**Requirement:**
Below are the records; extract from them the line containing "Reproduce this chart" to the line containing "from matplotlib.ticker import", both lines included, exactly and with no pictures.

**Information supplied:**
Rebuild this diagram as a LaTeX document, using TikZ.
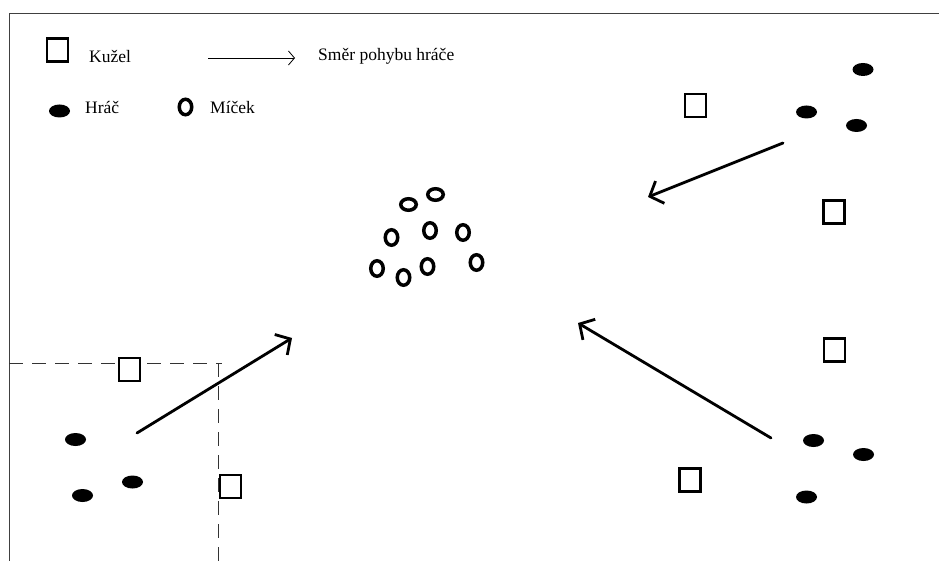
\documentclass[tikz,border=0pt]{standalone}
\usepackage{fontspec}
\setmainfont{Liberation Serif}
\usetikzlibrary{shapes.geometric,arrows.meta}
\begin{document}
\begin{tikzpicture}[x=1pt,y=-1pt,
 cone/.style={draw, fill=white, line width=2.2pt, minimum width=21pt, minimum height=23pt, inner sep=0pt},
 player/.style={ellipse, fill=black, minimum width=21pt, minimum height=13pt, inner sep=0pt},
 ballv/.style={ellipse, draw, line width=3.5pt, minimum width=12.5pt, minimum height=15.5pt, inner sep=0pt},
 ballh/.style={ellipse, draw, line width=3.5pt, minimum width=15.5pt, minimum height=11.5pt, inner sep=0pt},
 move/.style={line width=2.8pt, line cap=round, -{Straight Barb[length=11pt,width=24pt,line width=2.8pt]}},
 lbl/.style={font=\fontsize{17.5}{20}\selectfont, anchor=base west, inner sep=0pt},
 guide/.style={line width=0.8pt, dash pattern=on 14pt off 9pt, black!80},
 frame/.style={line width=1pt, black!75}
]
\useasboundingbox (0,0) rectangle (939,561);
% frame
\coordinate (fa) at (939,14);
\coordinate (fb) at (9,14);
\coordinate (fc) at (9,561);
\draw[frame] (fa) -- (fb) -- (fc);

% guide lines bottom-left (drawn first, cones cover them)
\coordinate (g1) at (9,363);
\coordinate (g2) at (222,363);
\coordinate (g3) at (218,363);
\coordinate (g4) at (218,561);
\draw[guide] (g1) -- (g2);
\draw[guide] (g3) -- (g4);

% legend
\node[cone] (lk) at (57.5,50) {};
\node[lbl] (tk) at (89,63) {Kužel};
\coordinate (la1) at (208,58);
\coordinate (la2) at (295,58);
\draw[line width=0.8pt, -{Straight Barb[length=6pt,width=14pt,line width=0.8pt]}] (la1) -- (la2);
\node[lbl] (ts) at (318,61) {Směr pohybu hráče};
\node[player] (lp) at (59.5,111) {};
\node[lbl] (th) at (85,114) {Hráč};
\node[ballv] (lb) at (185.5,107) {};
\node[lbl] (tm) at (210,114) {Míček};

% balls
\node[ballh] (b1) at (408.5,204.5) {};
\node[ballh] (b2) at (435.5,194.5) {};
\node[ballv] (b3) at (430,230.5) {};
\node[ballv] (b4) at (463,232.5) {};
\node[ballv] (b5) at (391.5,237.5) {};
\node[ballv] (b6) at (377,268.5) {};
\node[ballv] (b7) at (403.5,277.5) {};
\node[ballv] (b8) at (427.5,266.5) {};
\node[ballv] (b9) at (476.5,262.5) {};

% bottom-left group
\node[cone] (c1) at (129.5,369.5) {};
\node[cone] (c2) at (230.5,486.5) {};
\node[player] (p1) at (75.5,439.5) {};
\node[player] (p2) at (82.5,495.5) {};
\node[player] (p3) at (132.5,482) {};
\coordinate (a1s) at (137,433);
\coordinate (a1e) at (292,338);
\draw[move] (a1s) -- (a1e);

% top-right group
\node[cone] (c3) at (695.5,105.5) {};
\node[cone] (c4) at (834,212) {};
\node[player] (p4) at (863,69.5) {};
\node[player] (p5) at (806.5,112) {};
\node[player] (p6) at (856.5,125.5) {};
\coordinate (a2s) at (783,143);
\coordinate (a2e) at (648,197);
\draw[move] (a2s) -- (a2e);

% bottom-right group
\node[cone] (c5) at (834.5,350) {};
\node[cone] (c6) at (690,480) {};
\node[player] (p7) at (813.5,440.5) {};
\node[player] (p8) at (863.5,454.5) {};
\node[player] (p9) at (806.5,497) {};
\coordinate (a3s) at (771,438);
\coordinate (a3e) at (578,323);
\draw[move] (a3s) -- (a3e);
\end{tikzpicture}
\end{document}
---
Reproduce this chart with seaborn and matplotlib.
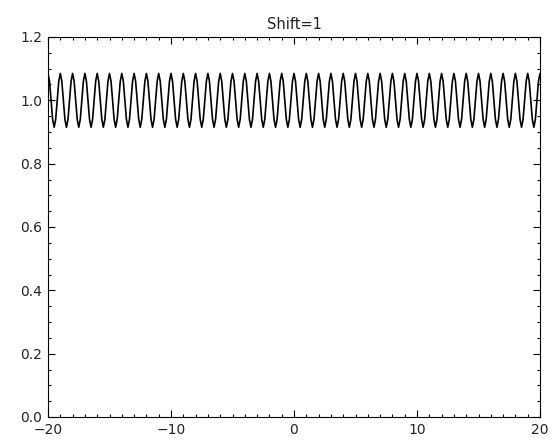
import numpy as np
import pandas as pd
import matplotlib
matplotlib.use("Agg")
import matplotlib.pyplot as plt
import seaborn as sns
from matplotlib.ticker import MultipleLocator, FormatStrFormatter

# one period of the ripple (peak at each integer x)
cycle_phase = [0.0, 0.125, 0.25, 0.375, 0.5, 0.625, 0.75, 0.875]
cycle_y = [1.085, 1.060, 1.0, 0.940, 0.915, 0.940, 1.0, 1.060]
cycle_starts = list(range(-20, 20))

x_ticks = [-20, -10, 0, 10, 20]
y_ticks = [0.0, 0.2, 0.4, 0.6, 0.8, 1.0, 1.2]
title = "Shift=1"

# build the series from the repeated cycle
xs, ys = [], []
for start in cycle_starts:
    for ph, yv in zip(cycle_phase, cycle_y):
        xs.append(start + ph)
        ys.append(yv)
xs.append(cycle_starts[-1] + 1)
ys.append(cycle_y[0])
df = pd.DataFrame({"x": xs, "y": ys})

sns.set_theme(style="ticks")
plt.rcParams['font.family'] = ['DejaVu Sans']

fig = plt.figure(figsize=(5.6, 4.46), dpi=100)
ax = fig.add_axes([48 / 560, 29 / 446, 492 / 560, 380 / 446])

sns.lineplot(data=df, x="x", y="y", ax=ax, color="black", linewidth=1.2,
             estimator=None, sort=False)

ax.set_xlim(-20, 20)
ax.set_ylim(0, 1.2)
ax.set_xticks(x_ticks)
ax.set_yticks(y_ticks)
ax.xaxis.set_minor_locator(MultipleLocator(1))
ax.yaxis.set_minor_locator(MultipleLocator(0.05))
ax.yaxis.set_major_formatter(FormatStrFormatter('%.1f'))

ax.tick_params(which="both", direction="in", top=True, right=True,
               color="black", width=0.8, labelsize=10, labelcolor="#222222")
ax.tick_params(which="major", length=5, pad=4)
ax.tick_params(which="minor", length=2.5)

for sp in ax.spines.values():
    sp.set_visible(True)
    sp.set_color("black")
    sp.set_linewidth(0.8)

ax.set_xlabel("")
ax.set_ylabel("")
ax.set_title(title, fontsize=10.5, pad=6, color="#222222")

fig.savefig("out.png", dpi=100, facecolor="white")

**Problem solution:**
Reproduce this chart with seaborn and matplotlib.
import numpy as np
import pandas as pd
import matplotlib
matplotlib.use("Agg")
import matplotlib.pyplot as plt
import seaborn as sns
from matplotlib.ticker import MultipleLocator, FormatStrFormatter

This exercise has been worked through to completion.